- Recorded data:
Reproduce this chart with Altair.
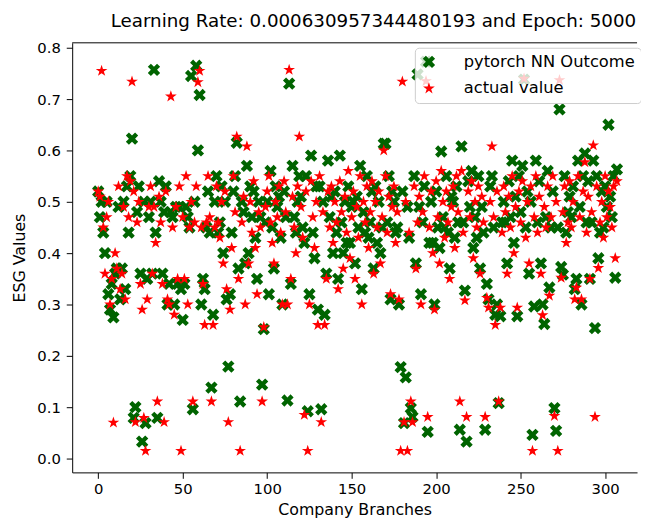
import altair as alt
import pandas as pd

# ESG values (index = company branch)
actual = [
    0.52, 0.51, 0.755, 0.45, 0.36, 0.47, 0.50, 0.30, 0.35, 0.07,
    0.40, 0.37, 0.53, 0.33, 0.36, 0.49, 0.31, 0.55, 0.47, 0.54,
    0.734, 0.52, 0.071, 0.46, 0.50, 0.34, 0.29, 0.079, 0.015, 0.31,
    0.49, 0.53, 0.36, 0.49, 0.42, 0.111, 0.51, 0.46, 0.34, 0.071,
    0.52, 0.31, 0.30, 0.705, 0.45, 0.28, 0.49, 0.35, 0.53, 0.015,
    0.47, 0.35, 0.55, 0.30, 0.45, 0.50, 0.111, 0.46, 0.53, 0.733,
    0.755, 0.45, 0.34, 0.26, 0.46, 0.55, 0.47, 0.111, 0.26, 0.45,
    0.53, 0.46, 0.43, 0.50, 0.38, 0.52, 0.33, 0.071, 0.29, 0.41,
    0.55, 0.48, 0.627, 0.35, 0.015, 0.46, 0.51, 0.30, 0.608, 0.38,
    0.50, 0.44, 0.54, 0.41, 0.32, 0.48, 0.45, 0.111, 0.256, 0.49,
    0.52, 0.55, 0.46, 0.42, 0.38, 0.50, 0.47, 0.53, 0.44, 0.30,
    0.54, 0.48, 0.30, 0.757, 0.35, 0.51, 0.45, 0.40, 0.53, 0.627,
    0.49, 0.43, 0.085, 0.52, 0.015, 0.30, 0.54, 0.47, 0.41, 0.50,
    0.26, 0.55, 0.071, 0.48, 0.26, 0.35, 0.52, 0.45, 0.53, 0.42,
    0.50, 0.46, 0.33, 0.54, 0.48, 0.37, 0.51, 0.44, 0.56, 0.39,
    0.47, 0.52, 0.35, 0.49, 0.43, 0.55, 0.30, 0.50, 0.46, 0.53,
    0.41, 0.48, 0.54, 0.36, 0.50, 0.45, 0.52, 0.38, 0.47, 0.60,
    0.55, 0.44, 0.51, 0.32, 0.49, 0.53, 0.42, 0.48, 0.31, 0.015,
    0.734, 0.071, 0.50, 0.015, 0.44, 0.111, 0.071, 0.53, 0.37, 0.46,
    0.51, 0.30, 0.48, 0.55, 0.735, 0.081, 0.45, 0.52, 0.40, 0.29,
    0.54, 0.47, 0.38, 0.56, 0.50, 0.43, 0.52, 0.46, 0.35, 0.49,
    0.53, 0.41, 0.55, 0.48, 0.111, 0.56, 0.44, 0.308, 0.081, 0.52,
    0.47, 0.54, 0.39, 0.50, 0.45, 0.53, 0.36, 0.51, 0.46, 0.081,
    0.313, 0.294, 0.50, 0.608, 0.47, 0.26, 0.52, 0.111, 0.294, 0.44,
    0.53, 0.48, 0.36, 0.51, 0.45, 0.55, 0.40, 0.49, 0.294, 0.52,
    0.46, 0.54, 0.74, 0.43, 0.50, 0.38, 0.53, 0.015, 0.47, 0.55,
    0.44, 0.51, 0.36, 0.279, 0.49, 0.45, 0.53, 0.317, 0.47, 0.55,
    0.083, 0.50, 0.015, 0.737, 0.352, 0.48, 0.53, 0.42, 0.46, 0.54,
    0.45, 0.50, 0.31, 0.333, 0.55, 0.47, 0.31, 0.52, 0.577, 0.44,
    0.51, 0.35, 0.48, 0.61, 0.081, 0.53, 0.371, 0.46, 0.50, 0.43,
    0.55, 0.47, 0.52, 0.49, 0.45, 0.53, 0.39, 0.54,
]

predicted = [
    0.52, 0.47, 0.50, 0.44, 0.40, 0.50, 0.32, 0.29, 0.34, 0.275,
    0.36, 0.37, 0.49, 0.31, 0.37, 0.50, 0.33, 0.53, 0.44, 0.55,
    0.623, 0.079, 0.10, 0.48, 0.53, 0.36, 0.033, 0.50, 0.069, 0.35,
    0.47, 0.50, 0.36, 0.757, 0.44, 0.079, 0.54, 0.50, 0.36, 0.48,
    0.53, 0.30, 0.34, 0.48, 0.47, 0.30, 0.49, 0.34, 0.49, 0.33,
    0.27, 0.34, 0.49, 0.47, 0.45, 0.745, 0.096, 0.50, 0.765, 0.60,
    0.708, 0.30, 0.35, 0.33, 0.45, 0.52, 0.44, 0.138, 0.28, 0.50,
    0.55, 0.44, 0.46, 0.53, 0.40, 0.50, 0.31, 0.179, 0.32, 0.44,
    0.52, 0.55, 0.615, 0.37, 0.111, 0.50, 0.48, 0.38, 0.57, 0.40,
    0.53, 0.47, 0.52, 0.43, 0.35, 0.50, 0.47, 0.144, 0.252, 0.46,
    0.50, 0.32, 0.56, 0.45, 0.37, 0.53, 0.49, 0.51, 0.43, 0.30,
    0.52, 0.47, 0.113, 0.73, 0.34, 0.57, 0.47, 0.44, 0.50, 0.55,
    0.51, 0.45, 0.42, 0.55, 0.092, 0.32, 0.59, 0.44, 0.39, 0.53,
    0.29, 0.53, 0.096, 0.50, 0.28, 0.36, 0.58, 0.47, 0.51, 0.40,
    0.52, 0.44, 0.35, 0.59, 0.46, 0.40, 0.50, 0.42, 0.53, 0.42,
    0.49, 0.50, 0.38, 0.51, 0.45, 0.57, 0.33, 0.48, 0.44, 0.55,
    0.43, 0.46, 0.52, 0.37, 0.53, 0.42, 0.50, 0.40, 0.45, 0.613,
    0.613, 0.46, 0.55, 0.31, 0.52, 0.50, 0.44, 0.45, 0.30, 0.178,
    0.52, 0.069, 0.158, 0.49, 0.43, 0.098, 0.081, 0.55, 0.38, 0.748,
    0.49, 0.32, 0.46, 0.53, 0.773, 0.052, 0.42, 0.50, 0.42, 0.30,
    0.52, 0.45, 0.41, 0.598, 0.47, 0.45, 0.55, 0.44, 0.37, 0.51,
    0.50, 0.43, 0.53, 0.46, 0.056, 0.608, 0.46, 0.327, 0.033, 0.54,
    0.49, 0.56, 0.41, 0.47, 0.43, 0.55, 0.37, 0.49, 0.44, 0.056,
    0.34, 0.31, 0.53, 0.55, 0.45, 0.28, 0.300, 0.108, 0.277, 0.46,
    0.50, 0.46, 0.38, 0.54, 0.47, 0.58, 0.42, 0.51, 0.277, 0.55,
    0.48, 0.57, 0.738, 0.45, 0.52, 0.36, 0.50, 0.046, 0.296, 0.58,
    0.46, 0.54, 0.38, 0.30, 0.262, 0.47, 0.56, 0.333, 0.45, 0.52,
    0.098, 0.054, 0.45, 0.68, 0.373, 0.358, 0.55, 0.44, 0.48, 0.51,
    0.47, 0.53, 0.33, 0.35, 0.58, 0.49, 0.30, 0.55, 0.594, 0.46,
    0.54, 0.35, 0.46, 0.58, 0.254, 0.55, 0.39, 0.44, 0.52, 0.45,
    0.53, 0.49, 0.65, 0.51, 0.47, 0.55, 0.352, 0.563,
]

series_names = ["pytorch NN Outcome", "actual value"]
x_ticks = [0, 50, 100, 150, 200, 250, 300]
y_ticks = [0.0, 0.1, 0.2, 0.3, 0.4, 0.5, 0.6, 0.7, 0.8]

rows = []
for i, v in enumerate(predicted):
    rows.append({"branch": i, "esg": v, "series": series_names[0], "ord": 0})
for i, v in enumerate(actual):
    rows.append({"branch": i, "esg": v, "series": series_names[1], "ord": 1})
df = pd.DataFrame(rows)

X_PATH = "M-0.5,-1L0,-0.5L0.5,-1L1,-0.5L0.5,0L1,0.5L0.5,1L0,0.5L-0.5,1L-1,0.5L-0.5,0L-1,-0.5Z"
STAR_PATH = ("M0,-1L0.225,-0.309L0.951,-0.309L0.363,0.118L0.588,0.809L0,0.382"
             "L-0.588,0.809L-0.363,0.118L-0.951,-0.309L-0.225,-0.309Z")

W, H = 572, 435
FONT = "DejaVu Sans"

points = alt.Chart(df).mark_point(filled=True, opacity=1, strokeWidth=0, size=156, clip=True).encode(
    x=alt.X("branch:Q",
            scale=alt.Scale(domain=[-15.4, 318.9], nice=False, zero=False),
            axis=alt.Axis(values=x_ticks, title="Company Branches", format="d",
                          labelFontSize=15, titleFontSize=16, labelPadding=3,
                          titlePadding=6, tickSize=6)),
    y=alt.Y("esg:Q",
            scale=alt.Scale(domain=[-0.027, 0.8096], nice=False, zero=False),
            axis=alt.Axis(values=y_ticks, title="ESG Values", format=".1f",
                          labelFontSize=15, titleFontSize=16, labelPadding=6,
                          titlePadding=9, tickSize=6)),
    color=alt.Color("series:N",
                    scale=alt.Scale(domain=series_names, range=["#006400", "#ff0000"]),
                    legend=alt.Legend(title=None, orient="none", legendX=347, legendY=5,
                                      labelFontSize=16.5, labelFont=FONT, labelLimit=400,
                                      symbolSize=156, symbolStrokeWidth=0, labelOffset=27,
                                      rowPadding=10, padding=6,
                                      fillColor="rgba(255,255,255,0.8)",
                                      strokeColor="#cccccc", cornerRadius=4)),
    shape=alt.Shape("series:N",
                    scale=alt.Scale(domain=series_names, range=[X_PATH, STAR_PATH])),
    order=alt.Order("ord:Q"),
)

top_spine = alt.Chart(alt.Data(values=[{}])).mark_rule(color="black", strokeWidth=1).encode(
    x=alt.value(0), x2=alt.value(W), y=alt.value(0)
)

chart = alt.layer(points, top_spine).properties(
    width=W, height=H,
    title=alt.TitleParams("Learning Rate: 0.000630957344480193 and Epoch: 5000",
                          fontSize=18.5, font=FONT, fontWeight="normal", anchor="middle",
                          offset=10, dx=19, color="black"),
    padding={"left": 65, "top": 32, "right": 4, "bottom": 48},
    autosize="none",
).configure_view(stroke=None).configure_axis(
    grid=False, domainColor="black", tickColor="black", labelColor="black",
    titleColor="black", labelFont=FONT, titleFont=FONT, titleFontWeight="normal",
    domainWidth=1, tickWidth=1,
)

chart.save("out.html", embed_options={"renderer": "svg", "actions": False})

- Work to do: Copy nothing but the lines from the first one in the listing through the line with "import pandas as pd", and omit the pictures.

- Finished task:
Reproduce this chart with Altair.
import altair as alt
import pandas as pd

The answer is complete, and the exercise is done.